With a brutal serve as her platform — she sent down 13 aces and won 86 per cent of her first-serve points — she was able to hit 27 winners in what was easily her outstanding performance of the tournament so far.
She will await the winner of the match between Australian Open champion Victoria Azarenka and Austria's Tamira Paszek which was ongoing on Centre Court this evening. Azarenka can take top spot in the rankings this week, as can Pole Agnieszka Radwanska, who was up against Maria Kirilenko this evening, before play was suspended at one set all and four games apiece in the final set.
Their match will conclude on Centre Court this evening and the winner will face Angelique Kerber of Germany, who beat compatriot Sabine Lisicki in three sets on Centre Court. Kerber won 6-3, 6-7 (7-9), 7-5 to book a place in the semi-finals for the first time.
Prior to today Williams had shown brilliance in patches but also flirted with defeat. Losing did not appear to be an option against the Czech, though, and she credited some words of wisdom from her nearest and dearest, as well as coach Patrick Mouratoglou, as being the catalyst.
“I had a good talk with my dad, he motivated me, and my sister as well,” she said. “I had a talk with Patrick too. It was great. All three of those got me really motivated to do better and be the player that I know I can be. I just took to heart what everyone said. I really prayed about it, just to have calmness of mind and just go forward and do the best I can do, whether that’s winning or losing.”
Williams was not willing to share what was said in those conversations, adding: “They’re secrets I want to keep.”

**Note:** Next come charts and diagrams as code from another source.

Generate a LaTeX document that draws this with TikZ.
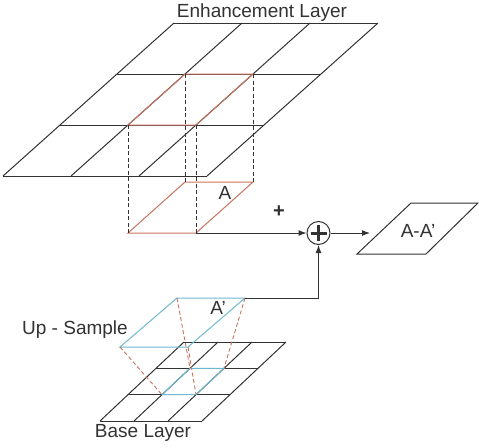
\documentclass[tikz,border=0pt]{standalone}
\usepackage{fontspec}
\setmainfont{Liberation Sans}
\usetikzlibrary{arrows.meta}
\definecolor{linegray}{RGB}{50,50,50}
\definecolor{cellred}{RGB}{200,115,95}
\definecolor{cellblue}{RGB}{110,185,210}
\tikzset{
  gridline/.style={draw=linegray, line width=1pt},
  redcell/.style={draw=cellred, line width=1pt},
  bluecell/.style={draw=cellblue, line width=1pt},
  drop/.style={draw=linegray, line width=0.9pt, dash pattern=on 4pt off 2.5pt},
  reddrop/.style={draw=cellred, line width=0.9pt, dash pattern=on 4pt off 2.5pt},
  arrow/.style={draw=linegray, line width=1pt, -{Latex[length=8pt,width=6pt]}},
  lbl/.style={text=linegray, inner sep=0pt, font=\fontsize{19}{19}\selectfont},
  sum/.style={circle, draw=linegray, line width=1pt, minimum size=23pt, inner sep=0pt,
    path picture={\draw[linegray, line width=3pt]
      ([xshift=-8pt]path picture bounding box.center) -- ([xshift=8pt]path picture bounding box.center)
      ([yshift=-8pt]path picture bounding box.center) -- ([yshift=8pt]path picture bounding box.center);}}
}
\begin{document}
\begin{tikzpicture}[x=1pt,y=-1pt]
\useasboundingbox (0,0) rectangle (479,447);

% enhancement layer
\foreach \i in {0,...,3}{
  \draw[gridline] (3+57*\i,176-51*\i) -- (207+57*\i,176-51*\i);
  \draw[gridline] (3+68*\i,176) -- (174+68*\i,23);
}
\draw[redcell] (128,125) -- (196,125) -- (253,74) -- (185,74) -- cycle;
\node[lbl, anchor=base] (enh) at (262,17) {Enhancement Layer};

% block A
\draw[redcell] (128,233) -- (196,233) -- (253,182) -- (185,182) -- cycle;
\draw[drop] (128,125) -- (128,233);
\draw[drop] (196,125) -- (196,233);
\draw[drop] (185,74) -- (185,182);
\draw[drop] (253,74) -- (253,182);
\node[lbl, anchor=base] (la) at (225,199) {A};
\coordinate (abr) at (196,233);

% sum and difference
\node[sum] (sum) at (318.5,233) {};
\node[lbl, font=\fontsize{20}{20}\selectfont\bfseries] (plus) at (279,212) {+};
\draw[arrow] (abr) -- (sum);
\coordinate (diffin) at (370,233);
\draw[arrow] (sum) -- (diffin);
\draw[gridline] (357,254) -- (426,254) -- (478,203) -- (411,203) -- cycle;
\node[lbl, anchor=base] (ldiff) at (418,237) {A-A'};

% base layer
\foreach \i in {0,...,3}{
  \draw[gridline] (100+28*\i,421-26.3*\i) -- (202+28*\i,421-26.3*\i);
  \draw[gridline] (100+34*\i,421) -- (184+34*\i,342);
}
\draw[bluecell] (162,394.7) -- (196,394.7) -- (224,368.3) -- (190,368.3) -- cycle;
\node[lbl, anchor=base] (base) at (143,437) {Base Layer};

% up-sampled block A'
\draw[bluecell] (120,347) -- (188,347) -- (245,298) -- (177,298) -- cycle;
\draw[reddrop] (177,298) -- (190,368.3);
\draw[reddrop] (245,298) -- (224,368.3);
\draw[reddrop] (120,347) -- (162,394.7);
\draw[reddrop] (188,347) -- (196,394.7);
\node[lbl, anchor=base] (lap) at (218,314) {A'};
\node[lbl, anchor=base] (up) at (75,334) {Up - Sample};
\coordinate (atr) at (245,298);
\draw[arrow] (atr) -| (sum);

\end{tikzpicture}
\end{document}
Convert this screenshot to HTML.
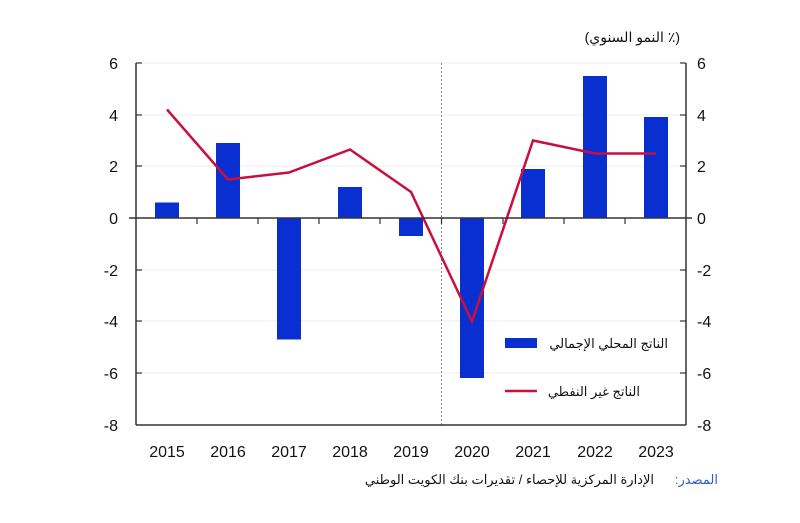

The dethroned Kvitova makes Williams the clear favourite to take the title in Saturday’s final. The 22-year-old fourth seed had been relatively untroubled before today, but all that changed when she ran into one of the most formidable roadblocks in women’s tennis — an on-song Williams.
“I think so,” Kvitova said, when asked if Williams was now the tip to win the tournament. “I think I didn’t play badly, but she just served very well and that was the big difference. I can’t say it’s impossible to beat her because she’s human, but I think that’s why she is a great champion, because she knows what she needs to play the important points.
“I think it’s really tough to beat her.”
The last of Williams’ 13 grand slam singles titles came at Wimbledon two years ago. But, despite her exceptional conversion rate of reaching finals from the last four — she has only lost one of seven semis in London — she is not contemplating adding to that statistic just yet.
“I don’t think about it,” the American said. “I just think about doing the best I can. I still have hopefully two more matches to play and win. That’s my goal.”
The 30-year-old also had sympathy for the departing champion. After winning her first grand slam at the 1999 US Open, Williams was unable to defend it the year after, also losing at the quarter-final stage.
“It’s not easy to defend a title,” she said. “I didn’t win when I defended my first major. But she did great. She held herself in ultimate class and played her heart out. I don’t think I’ve ever seen her play so well.”